Source material start

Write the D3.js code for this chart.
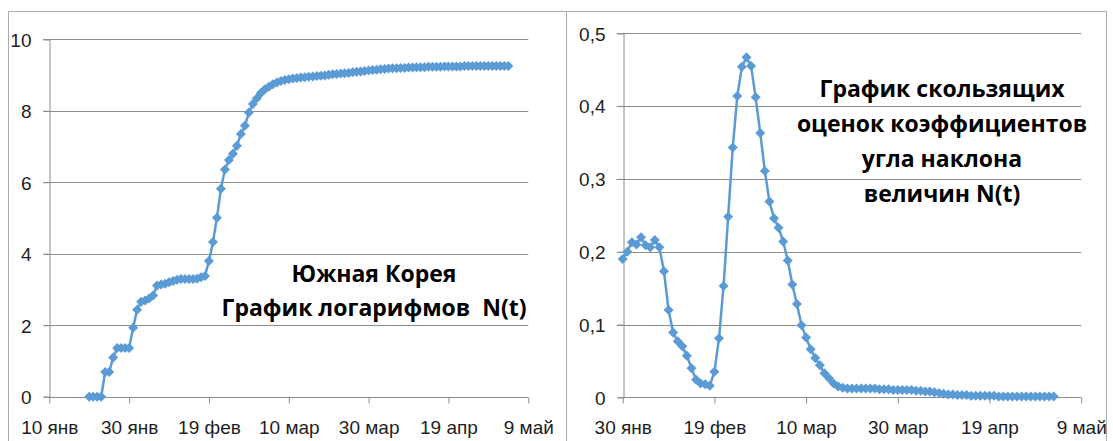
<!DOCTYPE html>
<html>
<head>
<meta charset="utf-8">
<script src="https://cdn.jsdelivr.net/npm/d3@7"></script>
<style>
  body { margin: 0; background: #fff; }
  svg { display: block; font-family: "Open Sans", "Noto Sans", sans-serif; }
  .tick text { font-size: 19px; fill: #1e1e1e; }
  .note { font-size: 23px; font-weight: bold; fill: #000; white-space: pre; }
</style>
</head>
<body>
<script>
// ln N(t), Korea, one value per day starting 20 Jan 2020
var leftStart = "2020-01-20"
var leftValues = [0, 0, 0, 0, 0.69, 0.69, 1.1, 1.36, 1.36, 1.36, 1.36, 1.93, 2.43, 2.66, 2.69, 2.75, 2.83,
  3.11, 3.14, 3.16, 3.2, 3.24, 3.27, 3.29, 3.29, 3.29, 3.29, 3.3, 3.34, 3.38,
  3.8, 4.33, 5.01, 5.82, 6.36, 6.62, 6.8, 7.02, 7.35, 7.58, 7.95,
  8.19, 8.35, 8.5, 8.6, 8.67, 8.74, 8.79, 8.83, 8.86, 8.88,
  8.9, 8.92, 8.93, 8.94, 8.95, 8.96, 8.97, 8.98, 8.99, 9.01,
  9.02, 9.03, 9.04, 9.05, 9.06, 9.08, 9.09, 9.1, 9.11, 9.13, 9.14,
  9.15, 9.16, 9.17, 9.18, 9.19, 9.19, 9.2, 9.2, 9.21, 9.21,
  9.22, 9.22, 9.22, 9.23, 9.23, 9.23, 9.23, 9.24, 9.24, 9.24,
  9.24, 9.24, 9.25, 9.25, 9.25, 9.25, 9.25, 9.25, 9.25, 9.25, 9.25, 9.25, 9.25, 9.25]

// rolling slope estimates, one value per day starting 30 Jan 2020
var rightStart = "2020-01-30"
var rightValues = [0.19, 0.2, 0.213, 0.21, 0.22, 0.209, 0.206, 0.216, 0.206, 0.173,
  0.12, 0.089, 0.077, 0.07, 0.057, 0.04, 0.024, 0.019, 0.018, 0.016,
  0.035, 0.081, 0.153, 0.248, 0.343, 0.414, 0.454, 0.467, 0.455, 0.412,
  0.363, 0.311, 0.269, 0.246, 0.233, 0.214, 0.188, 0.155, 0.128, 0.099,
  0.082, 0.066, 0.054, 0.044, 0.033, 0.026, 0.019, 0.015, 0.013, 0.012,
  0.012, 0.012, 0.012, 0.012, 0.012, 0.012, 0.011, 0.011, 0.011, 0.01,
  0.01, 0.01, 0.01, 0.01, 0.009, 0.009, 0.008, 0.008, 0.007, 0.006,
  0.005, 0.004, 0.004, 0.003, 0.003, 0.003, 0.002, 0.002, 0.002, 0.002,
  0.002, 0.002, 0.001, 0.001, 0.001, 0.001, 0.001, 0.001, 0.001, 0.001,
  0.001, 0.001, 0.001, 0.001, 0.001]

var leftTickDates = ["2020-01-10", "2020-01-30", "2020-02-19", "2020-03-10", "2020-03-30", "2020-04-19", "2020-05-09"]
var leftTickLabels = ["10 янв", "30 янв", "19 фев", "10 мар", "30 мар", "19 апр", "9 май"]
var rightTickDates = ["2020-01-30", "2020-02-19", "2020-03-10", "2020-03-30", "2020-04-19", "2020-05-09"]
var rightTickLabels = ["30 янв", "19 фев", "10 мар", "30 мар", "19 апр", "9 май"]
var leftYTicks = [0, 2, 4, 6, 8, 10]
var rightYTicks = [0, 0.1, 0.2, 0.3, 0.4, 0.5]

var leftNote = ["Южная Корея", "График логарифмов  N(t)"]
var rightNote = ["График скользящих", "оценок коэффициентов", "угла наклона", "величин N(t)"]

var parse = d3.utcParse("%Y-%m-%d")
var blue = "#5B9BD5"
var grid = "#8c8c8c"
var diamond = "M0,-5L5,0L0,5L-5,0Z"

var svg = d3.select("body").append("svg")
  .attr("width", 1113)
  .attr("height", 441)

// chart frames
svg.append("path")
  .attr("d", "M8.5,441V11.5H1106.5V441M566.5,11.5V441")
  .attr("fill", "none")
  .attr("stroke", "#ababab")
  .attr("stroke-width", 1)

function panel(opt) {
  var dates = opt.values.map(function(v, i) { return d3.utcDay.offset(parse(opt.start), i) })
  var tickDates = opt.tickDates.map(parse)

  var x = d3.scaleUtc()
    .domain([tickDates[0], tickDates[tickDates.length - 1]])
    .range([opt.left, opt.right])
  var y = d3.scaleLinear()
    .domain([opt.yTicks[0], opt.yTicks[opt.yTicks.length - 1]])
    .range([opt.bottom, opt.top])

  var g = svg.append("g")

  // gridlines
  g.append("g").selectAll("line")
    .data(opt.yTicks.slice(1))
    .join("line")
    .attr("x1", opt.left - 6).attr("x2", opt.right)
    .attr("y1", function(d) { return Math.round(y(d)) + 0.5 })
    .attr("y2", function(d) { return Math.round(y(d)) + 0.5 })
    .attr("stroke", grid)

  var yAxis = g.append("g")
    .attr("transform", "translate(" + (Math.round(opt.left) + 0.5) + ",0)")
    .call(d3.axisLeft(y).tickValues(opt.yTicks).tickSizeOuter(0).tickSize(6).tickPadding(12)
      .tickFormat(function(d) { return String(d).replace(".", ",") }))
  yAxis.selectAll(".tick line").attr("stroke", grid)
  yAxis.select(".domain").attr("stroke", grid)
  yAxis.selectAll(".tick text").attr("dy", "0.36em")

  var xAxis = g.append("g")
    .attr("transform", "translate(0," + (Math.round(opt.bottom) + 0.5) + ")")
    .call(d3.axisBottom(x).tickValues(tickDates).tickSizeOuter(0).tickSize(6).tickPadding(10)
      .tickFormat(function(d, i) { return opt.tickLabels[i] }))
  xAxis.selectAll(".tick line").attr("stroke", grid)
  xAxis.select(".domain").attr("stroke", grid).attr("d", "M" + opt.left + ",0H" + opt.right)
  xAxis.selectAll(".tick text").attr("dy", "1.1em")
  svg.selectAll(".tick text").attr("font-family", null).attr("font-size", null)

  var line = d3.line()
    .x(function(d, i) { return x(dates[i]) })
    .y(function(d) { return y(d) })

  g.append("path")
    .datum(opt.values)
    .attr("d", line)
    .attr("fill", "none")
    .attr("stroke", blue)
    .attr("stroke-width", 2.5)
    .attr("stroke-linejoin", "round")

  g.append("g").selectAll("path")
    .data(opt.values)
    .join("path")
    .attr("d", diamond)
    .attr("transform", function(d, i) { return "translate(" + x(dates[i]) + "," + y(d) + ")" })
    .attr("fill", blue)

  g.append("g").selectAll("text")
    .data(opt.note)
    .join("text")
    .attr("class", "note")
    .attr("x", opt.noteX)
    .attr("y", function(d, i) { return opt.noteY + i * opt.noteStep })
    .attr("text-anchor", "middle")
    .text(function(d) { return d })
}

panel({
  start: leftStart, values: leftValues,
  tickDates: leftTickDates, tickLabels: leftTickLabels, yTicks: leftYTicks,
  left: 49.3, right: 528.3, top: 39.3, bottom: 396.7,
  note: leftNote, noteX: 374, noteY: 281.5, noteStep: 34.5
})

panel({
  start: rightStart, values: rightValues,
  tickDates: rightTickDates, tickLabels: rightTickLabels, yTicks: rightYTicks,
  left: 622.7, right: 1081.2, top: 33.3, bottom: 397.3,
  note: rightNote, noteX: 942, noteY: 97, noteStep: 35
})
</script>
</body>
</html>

Source material end

## Brief
Output the material word for word, omitting its pictures.

## Task answer
Write the D3.js code for this chart.
<!DOCTYPE html>
<html>
<head>
<meta charset="utf-8">
<script src="https://cdn.jsdelivr.net/npm/d3@7"></script>
<style>
  body { margin: 0; background: #fff; }
  svg { display: block; font-family: "Open Sans", "Noto Sans", sans-serif; }
  .tick text { font-size: 19px; fill: #1e1e1e; }
  .note { font-size: 23px; font-weight: bold; fill: #000; white-space: pre; }
</style>
</head>
<body>
<script>
// ln N(t), Korea, one value per day starting 20 Jan 2020
var leftStart = "2020-01-20"
var leftValues = [0, 0, 0, 0, 0.69, 0.69, 1.1, 1.36, 1.36, 1.36, 1.36, 1.93, 2.43, 2.66, 2.69, 2.75, 2.83,
  3.11, 3.14, 3.16, 3.2, 3.24, 3.27, 3.29, 3.29, 3.29, 3.29, 3.3, 3.34, 3.38,
  3.8, 4.33, 5.01, 5.82, 6.36, 6.62, 6.8, 7.02, 7.35, 7.58, 7.95,
  8.19, 8.35, 8.5, 8.6, 8.67, 8.74, 8.79, 8.83, 8.86, 8.88,
  8.9, 8.92, 8.93, 8.94, 8.95, 8.96, 8.97, 8.98, 8.99, 9.01,
  9.02, 9.03, 9.04, 9.05, 9.06, 9.08, 9.09, 9.1, 9.11, 9.13, 9.14,
  9.15, 9.16, 9.17, 9.18, 9.19, 9.19, 9.2, 9.2, 9.21, 9.21,
  9.22, 9.22, 9.22, 9.23, 9.23, 9.23, 9.23, 9.24, 9.24, 9.24,
  9.24, 9.24, 9.25, 9.25, 9.25, 9.25, 9.25, 9.25, 9.25, 9.25, 9.25, 9.25, 9.25, 9.25]

// rolling slope estimates, one value per day starting 30 Jan 2020
var rightStart = "2020-01-30"
var rightValues = [0.19, 0.2, 0.213, 0.21, 0.22, 0.209, 0.206, 0.216, 0.206, 0.173,
  0.12, 0.089, 0.077, 0.07, 0.057, 0.04, 0.024, 0.019, 0.018, 0.016,
  0.035, 0.081, 0.153, 0.248, 0.343, 0.414, 0.454, 0.467, 0.455, 0.412,
  0.363, 0.311, 0.269, 0.246, 0.233, 0.214, 0.188, 0.155, 0.128, 0.099,
  0.082, 0.066, 0.054, 0.044, 0.033, 0.026, 0.019, 0.015, 0.013, 0.012,
  0.012, 0.012, 0.012, 0.012, 0.012, 0.012, 0.011, 0.011, 0.011, 0.01,
  0.01, 0.01, 0.01, 0.01, 0.009, 0.009, 0.008, 0.008, 0.007, 0.006,
  0.005, 0.004, 0.004, 0.003, 0.003, 0.003, 0.002, 0.002, 0.002, 0.002,
  0.002, 0.002, 0.001, 0.001, 0.001, 0.001, 0.001, 0.001, 0.001, 0.001,
  0.001, 0.001, 0.001, 0.001, 0.001]

var leftTickDates = ["2020-01-10", "2020-01-30", "2020-02-19", "2020-03-10", "2020-03-30", "2020-04-19", "2020-05-09"]
var leftTickLabels = ["10 янв", "30 янв", "19 фев", "10 мар", "30 мар", "19 апр", "9 май"]
var rightTickDates = ["2020-01-30", "2020-02-19", "2020-03-10", "2020-03-30", "2020-04-19", "2020-05-09"]
var rightTickLabels = ["30 янв", "19 фев", "10 мар", "30 мар", "19 апр", "9 май"]
var leftYTicks = [0, 2, 4, 6, 8, 10]
var rightYTicks = [0, 0.1, 0.2, 0.3, 0.4, 0.5]

var leftNote = ["Южная Корея", "График логарифмов  N(t)"]
var rightNote = ["График скользящих", "оценок коэффициентов", "угла наклона", "величин N(t)"]

var parse = d3.utcParse("%Y-%m-%d")
var blue = "#5B9BD5"
var grid = "#8c8c8c"
var diamond = "M0,-5L5,0L0,5L-5,0Z"

var svg = d3.select("body").append("svg")
  .attr("width", 1113)
  .attr("height", 441)

// chart frames
svg.append("path")
  .attr("d", "M8.5,441V11.5H1106.5V441M566.5,11.5V441")
  .attr("fill", "none")
  .attr("stroke", "#ababab")
  .attr("stroke-width", 1)

function panel(opt) {
  var dates = opt.values.map(function(v, i) { return d3.utcDay.offset(parse(opt.start), i) })
  var tickDates = opt.tickDates.map(parse)

  var x = d3.scaleUtc()
    .domain([tickDates[0], tickDates[tickDates.length - 1]])
    .range([opt.left, opt.right])
  var y = d3.scaleLinear()
    .domain([opt.yTicks[0], opt.yTicks[opt.yTicks.length - 1]])
    .range([opt.bottom, opt.top])

  var g = svg.append("g")

  // gridlines
  g.append("g").selectAll("line")
    .data(opt.yTicks.slice(1))
    .join("line")
    .attr("x1", opt.left - 6).attr("x2", opt.right)
    .attr("y1", function(d) { return Math.round(y(d)) + 0.5 })
    .attr("y2", function(d) { return Math.round(y(d)) + 0.5 })
    .attr("stroke", grid)

  var yAxis = g.append("g")
    .attr("transform", "translate(" + (Math.round(opt.left) + 0.5) + ",0)")
    .call(d3.axisLeft(y).tickValues(opt.yTicks).tickSizeOuter(0).tickSize(6).tickPadding(12)
      .tickFormat(function(d) { return String(d).replace(".", ",") }))
  yAxis.selectAll(".tick line").attr("stroke", grid)
  yAxis.select(".domain").attr("stroke", grid)
  yAxis.selectAll(".tick text").attr("dy", "0.36em")

  var xAxis = g.append("g")
    .attr("transform", "translate(0," + (Math.round(opt.bottom) + 0.5) + ")")
    .call(d3.axisBottom(x).tickValues(tickDates).tickSizeOuter(0).tickSize(6).tickPadding(10)
      .tickFormat(function(d, i) { return opt.tickLabels[i] }))
  xAxis.selectAll(".tick line").attr("stroke", grid)
  xAxis.select(".domain").attr("stroke", grid).attr("d", "M" + opt.left + ",0H" + opt.right)
  xAxis.selectAll(".tick text").attr("dy", "1.1em")
  svg.selectAll(".tick text").attr("font-family", null).attr("font-size", null)

  var line = d3.line()
    .x(function(d, i) { return x(dates[i]) })
    .y(function(d) { return y(d) })

  g.append("path")
    .datum(opt.values)
    .attr("d", line)
    .attr("fill", "none")
    .attr("stroke", blue)
    .attr("stroke-width", 2.5)
    .attr("stroke-linejoin", "round")

  g.append("g").selectAll("path")
    .data(opt.values)
    .join("path")
    .attr("d", diamond)
    .attr("transform", function(d, i) { return "translate(" + x(dates[i]) + "," + y(d) + ")" })
    .attr("fill", blue)

  g.append("g").selectAll("text")
    .data(opt.note)
    .join("text")
    .attr("class", "note")
    .attr("x", opt.noteX)
    .attr("y", function(d, i) { return opt.noteY + i * opt.noteStep })
    .attr("text-anchor", "middle")
    .text(function(d) { return d })
}

panel({
  start: leftStart, values: leftValues,
  tickDates: leftTickDates, tickLabels: leftTickLabels, yTicks: leftYTicks,
  left: 49.3, right: 528.3, top: 39.3, bottom: 396.7,
  note: leftNote, noteX: 374, noteY: 281.5, noteStep: 34.5
})

panel({
  start: rightStart, values: rightValues,
  tickDates: rightTickDates, tickLabels: rightTickLabels, yTicks: rightYTicks,
  left: 622.7, right: 1081.2, top: 33.3, bottom: 397.3,
  note: rightNote, noteX: 942, noteY: 97, noteStep: 35
})
</script>
</body>
</html>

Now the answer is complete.